14 juillet matinée radieuse d’un siècle chancelant
RECTO
10 heures et vingt minutes. Un lac, des arbres, deux cygnes et leurs petits. Autour, des marathoniens transpirent. Des enfants bruyants, des amoureux enlacés dans l’herbe écrasée par le désir. Tout est calme, reposant. En paix.
10 heures et vingt cinq minutes. Affolement sur l’eau. Les canards, les oies, le héron, les cygnes, et les petits de tout ce petit monde dans un même élan vers la petite ile refuge au milieu du lac. Les marathoniens transpirent, les enfants rient, les amoureux toujours ailleurs. Tout est encore calme. Les animaux, eux, ont entendu, ont senti.
VERSO
10 heures et trente minutes. Des marathoniens continuent de s’époumoner. Les enfants ont soudain peur, les amoureux sursautent. Les regards se tournent vers le ciel. Le bruit fracassant vient de là. Du ciel. Un vrombissement comme un vomissement. Un défilé de carcasses volantes qui passent en rang d’oignons au-dessus de leurs têtes. Une parade qui fait peur n’est pas une parade, c’est une propagande. Militaire.
RECTO
11 heures et douze minutes. Le lac. Quelques pins parasols ébrouent leurs branches. La chaleur n’épuise pas les coureurs. Le bruit de la peur non plus. Les amoureux ont disparu. Les enfants ont repris leurs jeux et leurs cris. Seul le héron, sorti des buissons, part en repérage sur les hauteurs d’un arbre mort. Tout est à nouveau calme, reposant. En paix. Pour combien de temps ?

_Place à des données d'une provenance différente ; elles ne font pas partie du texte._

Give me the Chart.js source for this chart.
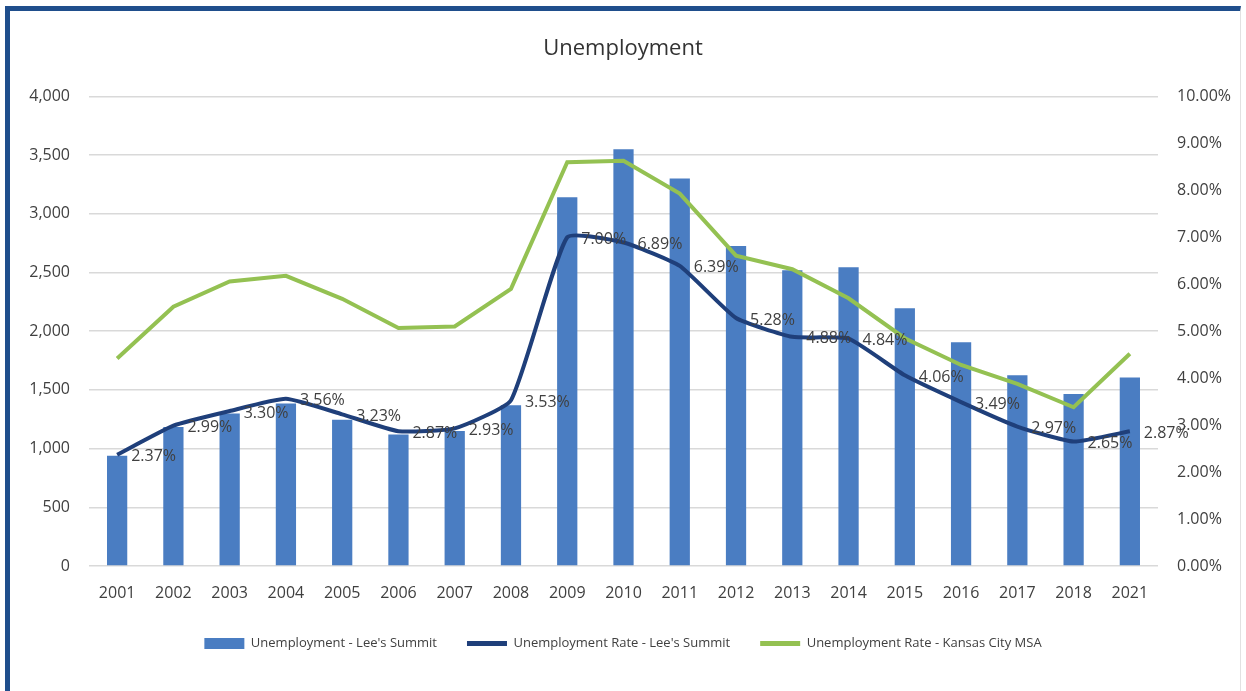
<!DOCTYPE html>
<html>
<head>
<meta charset="utf-8">
<script src="https://cdn.jsdelivr.net/npm/chart.js@4.4.0/dist/chart.umd.min.js"></script>
<style>
  html, body { margin: 0; padding: 0; background: #fff; }
  #wrap { position: relative; width: 1246px; height: 691px; overflow: hidden; }
  #frame { position: absolute; left: 5px; top: 6px; width: 1230px; height: 700px;
           border-top: 5px solid #1f4e8c; border-left: 5px solid #1f4e8c; border-right: 1px solid #e2e2e2;
           pointer-events: none; }
  canvas { position: absolute; left: 0; top: 0; }
</style>
</head>
<body>
<div id="wrap">
  <canvas id="chart" width="1246" height="691"></canvas>
  <div id="frame"></div>
</div>
<script>
const years = ['2001','2002','2003','2004','2005','2006','2007','2008','2009','2010',
               '2011','2012','2013','2014','2015','2016','2017','2018','2021'];
const unemployedLS = [940, 1185, 1300, 1385, 1245, 1120, 1150, 1370, 3140, 3550,
                      3300, 2725, 2520, 2545, 2195, 1905, 1625, 1465, 1605];
const rateLS = [2.37, 2.99, 3.30, 3.56, 3.23, 2.87, 2.93, 3.53, 7.00, 6.89,
                6.39, 5.28, 4.88, 4.84, 4.06, 3.49, 2.97, 2.65, 2.87];
const rateKC = [4.42, 5.52, 6.06, 6.18, 5.69, 5.07, 5.10, 5.90, 8.60, 8.63,
                7.93, 6.61, 6.32, 5.70, 4.85, 4.28, 3.88, 3.38, 4.52];
const leftTicks = [0, 500, 1000, 1500, 2000, 2500, 3000, 3500, 4000];
const rightTicks = [0, 1, 2, 3, 4, 5, 6, 7, 8, 9, 10];

const FONT = "'Open Sans', 'Noto Sans', sans-serif";
const TEXT = '#404040';

// draws the % labels beside the Lee's Summit rate line
const rateLabels = {
  id: 'rateLabels',
  afterDatasetsDraw(chart) {
    const meta = chart.getDatasetMeta(1);
    const ctx = chart.ctx;
    ctx.save();
    ctx.font = '16px ' + FONT;
    ctx.fillStyle = TEXT;
    ctx.textAlign = 'left';
    ctx.textBaseline = 'middle';
    meta.data.forEach((pt, i) => {
      ctx.fillText(rateLS[i].toFixed(2) + '%', pt.x + 14, pt.y + 2);
    });
    ctx.restore();
  }
};

new Chart(document.getElementById('chart'), {
  type: 'bar',
  data: {
    labels: years,
    datasets: [
      {
        type: 'bar',
        label: "Unemployment - Lee's Summit",
        data: unemployedLS,
        backgroundColor: '#4a7dc2',
        yAxisID: 'y',
        order: 3,
        categoryPercentage: 1,
        barPercentage: 0.36
      },
      {
        type: 'line',
        label: "Unemployment Rate - Lee's Summit",
        data: rateLS,
        borderColor: '#1f3f7a',
        backgroundColor: '#1f3f7a',
        borderWidth: 4,
        pointRadius: 0,
        tension: 0.15,
        yAxisID: 'y1',
        order: 1
      },
      {
        type: 'line',
        label: 'Unemployment Rate - Kansas City MSA',
        data: rateKC,
        borderColor: '#94c152',
        backgroundColor: '#94c152',
        borderWidth: 4,
        pointRadius: 0,
        tension: 0,
        yAxisID: 'y1',
        order: 2
      }
    ]
  },
  options: {
    responsive: false,
    animation: false,
    layout: { padding: { top: 18, bottom: 31, left: 0, right: 0 } },
    plugins: {
      title: {
        display: true,
        text: 'Unemployment',
        color: '#333',
        font: { family: FONT, size: 22, weight: 'normal' },
        padding: { top: 18, bottom: 34 }
      },
      legend: {
        position: 'bottom',
        labels: {
          color: TEXT,
          font: { family: FONT, size: 13 },
          usePointStyle: true,
          boxWidth: 40,
          boxHeight: 11,
          pointStyleWidth: 40,
          padding: 30,
          sort: (a, b) => a.datasetIndex - b.datasetIndex,
          generateLabels(chart) {
            return chart.data.datasets.map((ds, i) => ({
              text: ds.label,
              datasetIndex: i,
              fillStyle: ds.backgroundColor,
              strokeStyle: ds.type === 'bar' ? ds.backgroundColor : ds.borderColor,
              lineWidth: ds.type === 'bar' ? 0 : 5,
              pointStyle: ds.type === 'bar' ? 'rect' : 'line',
              fontColor: TEXT,
              hidden: false
            }));
          }
        }
      },
      tooltip: { enabled: false }
    },
    scales: {
      x: {
        grid: { display: false, drawTicks: false },
        border: { display: false },
        afterFit(axis) { axis.height = 41; },
        ticks: { color: TEXT, font: { family: FONT, size: 16 }, padding: 18, maxRotation: 0 }
      },
      y: {
        position: 'left',
        min: 0,
        max: 4000,
        afterBuildTicks(axis) { axis.ticks = leftTicks.map(v => ({ value: v })); },
        afterFit(axis) { axis.width = 89; },
        grid: { color: '#d9d9d9', lineWidth: 1.5, drawTicks: false },
        border: { display: false },
        ticks: {
          color: TEXT,
          font: { family: FONT, size: 16 },
          padding: 19,
          callback: v => v.toLocaleString('en-US')
        }
      },
      y1: {
        position: 'right',
        min: 0,
        max: 10,
        afterBuildTicks(axis) { axis.ticks = rightTicks.map(v => ({ value: v })); },
        afterFit(axis) { axis.width = 88; },
        grid: { display: false, drawTicks: false },
        border: { display: false },
        ticks: {
          color: TEXT,
          font: { family: FONT, size: 16 },
          padding: 19,
          callback: v => v.toFixed(2) + '%'
        }
      }
    }
  },
  plugins: [rateLabels]
});
</script>
</body>
</html>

*adaptation enregistrée février 2024 de la chanson le déserteur Boris Vian février 1954
Nous étions sous le même vacarme, près du lac, en vélo rue de Rivoli. Il était 10h30 ? Les premiers, ceux qui font bleu blanc rouge, ça va. Les suivants, je me suis demandé pour montrer quoi, effrayer qui ? massacrer qui ?
…oui..pourquoi?…
merci d’être passé …près du lac!
Merci Eve pour toute l’émotion contenue dans si peu de mots, ces images qui frappent, des moments où la violence se profile sous couvert de normalité. Bonne journée et à plus tard.